I don't know the dynamics of your relationship, who tends to lead in the bedroom or out of it. But maybe take the lead and try breaking the usual routine / pattern of sex you have now. I'm guessing you may have the same routine, maybe be always in bed at night, certain nights of the week. Same foreplay, positions and same stages to get to penetration.
Try different location, even just making out on the couch and doing it there. Or the kitchen!
Hold off penetration. Tease her, lick her, play with her, give her oral, try and make her cum without penetration. By bringing the arousal levels up like this, may just naturally alter your sessions.
Try a little light restraint (with the above).
Do you have ass play / anal? Not always an easy one to get into if you don't, but worth the long haul to get there.
Clothes, underwear, lingerie? This may work, get her something that makes her feel sexy. Try something that you / she may consider risque like a corset.
Little things work. Compliments! Try hitting on her while your out doing mundane things like shopping. Touching, caressing, squeezing her ass, kissing her whilst in public.
Take her on a date! (simple things are often the easiest but always overlooked)
Make it about her (in a good way). Be positive. Communicate. Put in the effort (very important). And be prepared to get a couple of knock backs, but take it like a grown up, us men can be very immature at times.
Did I mention, communicate!
Posted Mon Jun 13, 2016 06:49 AM
Nothing beats spontaneity when it comes to sex. If you talk too much about it, when you do it, it feels like you're acting, or just doing something because the other asked for it.
It's like dancing. You go with the music, let it flow naturally. Choreography is fine, but only for pros.
How to introduce new things? Just do them. Start with small changes, giving your partner the opportunity to follow you in the journey.
You could start by a change of rhythm, like moving faster, or slowing down from what you usually do.
You could try a new environment. Couch instead of bed? Shower room?
It could be playing on her body with feathers, ice, massage oils.
You could try a different position, or change the order of your staple sex. If you start with oral, why not start with something else, then leave oral for later.
You could try different vocal stimulation. Tell your partner different things than what you usually do during sex.
Don't ask for permission. We love confidence. Asking for permission is not cool. The way to go is starting something new with small steps, giving your partner time and opportunity to express like and dislike by body expression. You approach a finger to her ass. If she doesn't like it, she'll move your hand away. Respect that and try something else instead.

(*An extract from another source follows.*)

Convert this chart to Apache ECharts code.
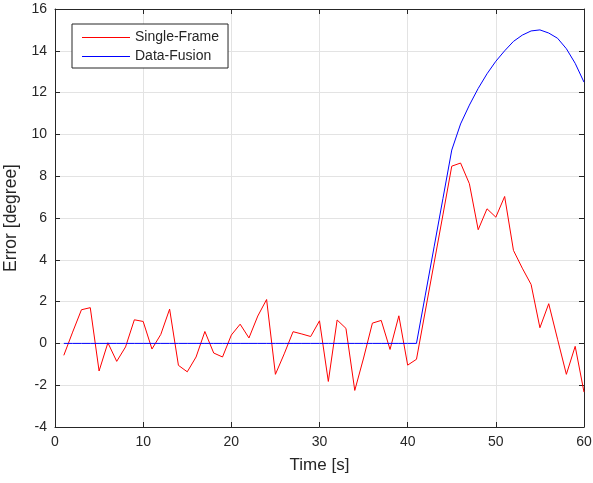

Posted Tue Jun 14, 2016 06:48 AM
In complete contrast to the lovely marh, I like when a partner asks permission first. It's not a mood killer for me, but rather a sign of respect. I've been with too many people who simply grabbed what they wanted with no concern for me at all. So it's a wonderful feeling when someone cares enough about me to ask if something is OK before doing it.
But this is something that's different for everyone. In other threads, there has been plenty of debate over whether or not a man should ask first. Ultimately , the OP knows his partner and his relationship better than we do and will have to decide for himself which course he wants to take.
Posted Mon Sep 12, 2016 03:50 PM
Posted Tue Sep 13, 2016 04:14 AM
After 29 years of happy marriage and great sex, I have to say good open, uninhibited communication is mostly what it's all about.
It's all very well to say you should be spontaneous, but that only works for a small minority of situations. We evolved speech and hearing for a reason! Be prepared to take the initiative if she finds it difficult to talk, and make sure it's always a discussion, not an argument.
In a long-term relationship, sex soon becomes about far more than penetration and cumming together, and if you feel like you are in a rut, it's probably because you've reached this crossroads. Routine is actually a good sign, because you have finished with the lust and the thrill of the new, which is instinctive, and you are ready to take things to new, higher levels.
PM me if you want some specific ideas, but generally we have found we get a lot of satisfaction from taking it in turns to give and receive pleasure, which can also help you get over the inevitable imbalance in sexual appetite.
But you will never move up to the next level until you tell each other what you want.